How video filming in teaching better helps us understand knowledge flows in today’s globalised classrooms.

Year: 2019

Author: zhang, chunyan

Type of paper: Abstract refereed

Abstract:
Elsewhere I (Zhang 2018) have argued that knowledge flow between teachers and students is often obscure and hard to detect in today’s increasingly globalised, multi-cultural LOTE[1] [#_ftn1] (Mandarin Chinese) classroom in Australia. Aiming to bring these attributes of knowledge flow into vision, I have begun a video-filming project at a local Melbourne primary school since February 2019. The teaching interactions between students and I were recorded under the semi-naturalistically. I would teach according to my lesson plans but flow with student’s spontaneous reactions in learning which addresses the politics of seeing. Three video episodes with Year 3 and 4 students are analysed through multi-model approaches. Turning video’s sound on and off, the observed teacher and students’ embodied experiences reveal rich implications and findings which are far beyond the original research intention to perceive different facets of knowledge flow in my classroom.
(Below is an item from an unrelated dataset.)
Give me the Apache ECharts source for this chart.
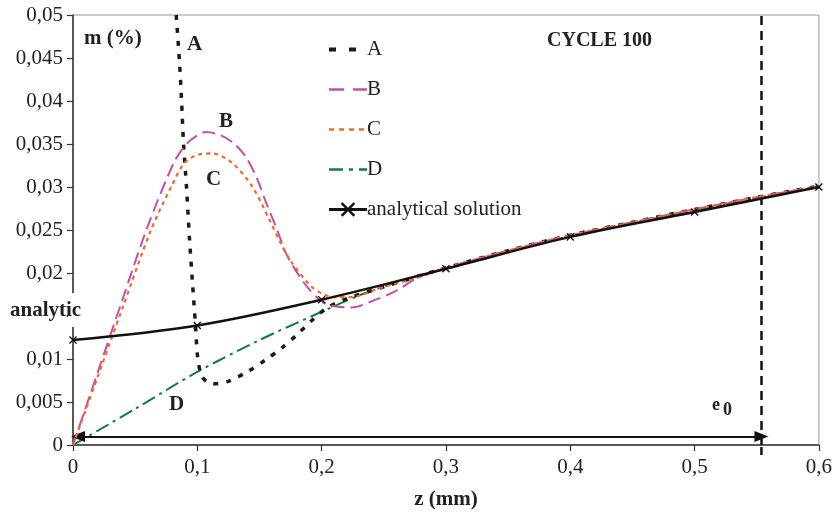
<!DOCTYPE html>
<html><head><meta charset="utf-8">
<script src="https://cdn.jsdelivr.net/npm/echarts@6/dist/echarts.min.js"></script>
<style>html,body{margin:0;padding:0;background:#fff}#c{width:835px;height:515px}</style>
</head><body><div id="c"></div>
<script>
const xTicks = [0, 0.1, 0.2, 0.3, 0.4, 0.5, 0.6];
const seriesNames = ['A', 'B', 'C', 'D', 'analytical solution'];
const analyticZ = [0, 0.1, 0.2, 0.3, 0.4, 0.5, 0.6];
const analyticM = [0.0122, 0.0139, 0.0169, 0.0205, 0.0242, 0.0271, 0.0300];
const curveA = [[0.0830,0.0500],[0.0857,0.0445],[0.0873,0.0401],[0.0889,0.0351],[0.0913,0.0300],[0.0937,0.0240],[0.0961,0.0189],[0.0985,0.0140],[0.1003,0.0102],[0.104,0.0079],[0.112,0.0071],[0.125,0.0074],[0.14,0.0085],[0.155,0.0099],[0.168,0.0113],[0.18,0.0128],[0.193,0.0146],[0.205,0.0160],[0.22,0.0170],[0.25,0.0184],[0.275,0.0195],[0.3,0.0206],[0.35,0.0226],[0.4,0.0244],[0.45,0.0259],[0.5,0.0274],[0.55,0.0288],[0.6,0.0301]];
const curveB = [[0.0,0.0],[0.02,0.0085],[0.04,0.0170],[0.06,0.0254],[0.0817,0.0330],[0.0913,0.0350],[0.1,0.0360],[0.107,0.0364],[0.119,0.0360],[0.13,0.0350],[0.139,0.0335],[0.148,0.0310],[0.155,0.0283],[0.164,0.0251],[0.171,0.0224],[0.18,0.0201],[0.19,0.0181],[0.2,0.0167],[0.2075,0.0162],[0.224,0.0160],[0.2435,0.0169],[0.2595,0.0179],[0.278,0.0195],[0.3,0.0206],[0.35,0.0226],[0.4,0.0244],[0.45,0.0259],[0.5,0.0274],[0.55,0.0288],[0.6,0.0301]];
const curveC = [[0.0,0.0],[0.02,0.0080],[0.04,0.0160],[0.063,0.0251],[0.080,0.0303],[0.0897,0.0328],[0.1017,0.0338],[0.112,0.0339],[0.128,0.0328],[0.144,0.0301],[0.158,0.0262],[0.167,0.0235],[0.176,0.0212],[0.192,0.0184],[0.202,0.0175],[0.2115,0.0172],[0.224,0.0172],[0.248,0.0183],[0.278,0.0195],[0.3,0.0206],[0.35,0.0226],[0.4,0.0244],[0.45,0.0259],[0.5,0.0274],[0.55,0.0288],[0.6,0.0301]];
const curveD = [[0.0,0.0],[0.05,0.0042],[0.1,0.0085],[0.15,0.0122],[0.1955,0.0152],[0.232,0.0175],[0.262,0.0190],[0.288,0.0201],[0.3,0.0205],[0.35,0.0225],[0.4,0.0243],[0.45,0.0258],[0.5,0.0273],[0.55,0.0287],[0.6,0.0300]];
const hiddenYLabel = 0.015;
const e0 = 0.5538;
const arrowStart = 0.004;
const arrowLevel = 0.001;

const FONT = '"Liberation Serif", "Times New Roman", serif';
const fmt = v => String(Math.round(v * 1000) / 1000).replace('.', ',');
const xMark = 'path://M0,1.2L1.2,0L5,3.8L8.8,0L10,1.2L6.2,5L10,8.8L8.8,10L5,6.2L1.2,10L0,8.8L3.8,5Z';

const chart = echarts.init(document.getElementById('c'));
chart.setOption({
  animation: false,
  backgroundColor: '#fff',
  grid: { left: 73, right: 14, top: 15, bottom: 69, show: true, borderColor: '#999', borderWidth: 1 },
  xAxis: {
    type: 'value', min: 0, max: 0.6, interval: 0.1,
    name: 'z (mm)', nameLocation: 'middle', nameGap: 44,
    nameTextStyle: { fontFamily: FONT, fontWeight: 'bold', fontSize: 21, color: '#222' },
    axisLine: { show: true, onZero: false, lineStyle: { color: '#333', width: 1.5 } },
    axisTick: { show: true, inside: false, length: 6, lineStyle: { color: '#333', width: 1.2 } },
    axisLabel: { formatter: fmt, fontFamily: FONT, fontSize: 21, color: '#222', margin: 12 },
    splitLine: { show: false }
  },
  yAxis: {
    type: 'value', min: 0, max: 0.05, interval: 0.005,
    axisLine: { show: true, onZero: false, lineStyle: { color: '#333', width: 1.5 } },
    axisTick: { show: true, inside: false, length: 6, lineStyle: { color: '#333', width: 1.2 } },
    axisLabel: { formatter: v => (Math.abs(v - hiddenYLabel) < 1e-9 ? '' : fmt(v)), fontFamily: FONT, fontSize: 21, color: '#222', margin: 10 },
    splitLine: { show: false }
  },
  legend: {
    left: 322, top: 34, orient: 'vertical', itemGap: 19, itemWidth: 38, itemHeight: 18,
    data: [
      { name: 'A', itemStyle: { opacity: 0 }, lineStyle: { width: 4, type: [7, 13] } },
      { name: 'B', itemStyle: { opacity: 0 }, lineStyle: { width: 2.5, type: [15, 9] } },
      { name: 'C', itemStyle: { opacity: 0 }, lineStyle: { width: 2.5, type: [5, 5] } },
      { name: 'D', itemStyle: { opacity: 0 }, lineStyle: { width: 2.5, type: [14, 6, 4, 6] } },
      { name: 'analytical solution', lineStyle: { width: 3 } }
    ],
    textStyle: { fontFamily: FONT, fontSize: 21, color: '#222', lineHeight: 18, padding: [0, 0, 0, -5] },
    selectedMode: false
  },
  series: [
    { name: 'A', type: 'line', data: curveA, smooth: 0.3, symbol: 'none', clip: true,
      lineStyle: { color: '#1a1a1a', width: 3.5, type: [5, 8] }, itemStyle: { color: '#1a1a1a' }, z: 3 },
    { name: 'B', type: 'line', data: curveB, smooth: 0.3, symbol: 'none',
      lineStyle: { color: '#c250a8', width: 2, type: [13, 6] }, itemStyle: { color: '#c250a8' }, z: 4 },
    { name: 'C', type: 'line', data: curveC, smooth: 0.3, symbol: 'none',
      lineStyle: { color: '#f2692a', width: 2.2, type: [4, 4] }, itemStyle: { color: '#f2692a' }, z: 5 },
    { name: 'D', type: 'line', data: curveD, smooth: 0.3, symbol: 'none',
      lineStyle: { color: '#0e7d3c', width: 2, type: [14, 5, 3, 5] }, itemStyle: { color: '#0e7d3c' }, z: 2 },
    { name: 'analytical solution', type: 'line', data: analyticZ.map((z, i) => [z, analyticM[i]]),
      smooth: 0.35, symbol: xMark, symbolSize: 8, showSymbol: true,
      lineStyle: { color: '#111', width: 2.5 }, itemStyle: { color: '#111' }, z: 6,
      markLine: {
        silent: true, animation: false, label: { show: false },
        data: [
          [ { coord: [e0, 0], symbol: 'none' }, { coord: [e0, 0.05], symbol: 'none',
              lineStyle: { color: '#111', width: 2.5, type: [9, 6] } } ],
          [ { coord: [arrowStart, arrowLevel], symbol: 'triangle', symbolSize: [11, 14] },
            { coord: [e0, arrowLevel], symbol: 'triangle', symbolSize: [11, 14],
              lineStyle: { color: '#111', width: 1.8, type: 'solid' } } ]
        ],
        lineStyle: { color: '#111' }
      }
    }
  ]
});

const p0 = chart.convertToPixel({ gridIndex: 0 }, [e0, 0]);
chart.setOption({
  graphic: [
    { type: 'line', shape: { x1: p0[0], y1: p0[1] + 2, x2: p0[0], y2: p0[1] + 10 }, style: { stroke: '#111', lineWidth: 2.5 }, z: 40 },
    { type: 'rect', left: 68, top: 293, shape: { width: 10, height: 34 }, style: { fill: '#fff' }, z: 50 },
    { type: 'text', left: 10, top: 300, style: { text: 'analytic', font: 'bold 21px ' + FONT, fill: '#222' }, z: 51 },
    { type: 'text', left: 84, top: 28, style: { text: 'm (%)', font: 'bold 21px ' + FONT, fill: '#222' }, z: 51 },
    { type: 'text', left: 187, top: 34, style: { text: 'A', font: 'bold 21px ' + FONT, fill: '#222' }, z: 51 },
    { type: 'text', left: 219, top: 111, style: { text: 'B', font: 'bold 21px ' + FONT, fill: '#222' }, z: 51 },
    { type: 'text', left: 206, top: 169, style: { text: 'C', font: 'bold 21px ' + FONT, fill: '#222' }, z: 51 },
    { type: 'text', left: 169, top: 394, style: { text: 'D', font: 'bold 21px ' + FONT, fill: '#222' }, z: 51 },
    { type: 'text', left: 547, top: 31, style: { text: 'CYCLE 100', font: 'bold 20px ' + FONT, fill: '#222' }, z: 51 },
    { type: 'text', left: 712, top: 396, style: { text: 'e', font: 'bold 18px ' + FONT, fill: '#222' }, z: 51 },
    { type: 'text', left: 723, top: 401, style: { text: '0', font: 'bold 18px ' + FONT, fill: '#222' }, z: 51 }
  ]
});
</script></body></html>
This unexpected outcome resonates with White (2016)’s argument that ‘visually oriented engagement can act as a central source of understanding and insight that far exceeds traditional approaches’. In this presentation, I argue: 1) Video filming is an effective and powerful tool in detecting, capturing and amplifying those subtle, fleeting but significant teaching moments. 2) In revealing ‘truths’ of knowledge flow between teacher-student interaction in LOTE classroom, video methodology has great potential to enhance the quality of current multi-cultural/lingual education.







Keywords: video filming, video methodology, embodied experience, video analysis, knowledge flow, semi-naturalistic setting, multi-model approach




* The research project has been ethically approved.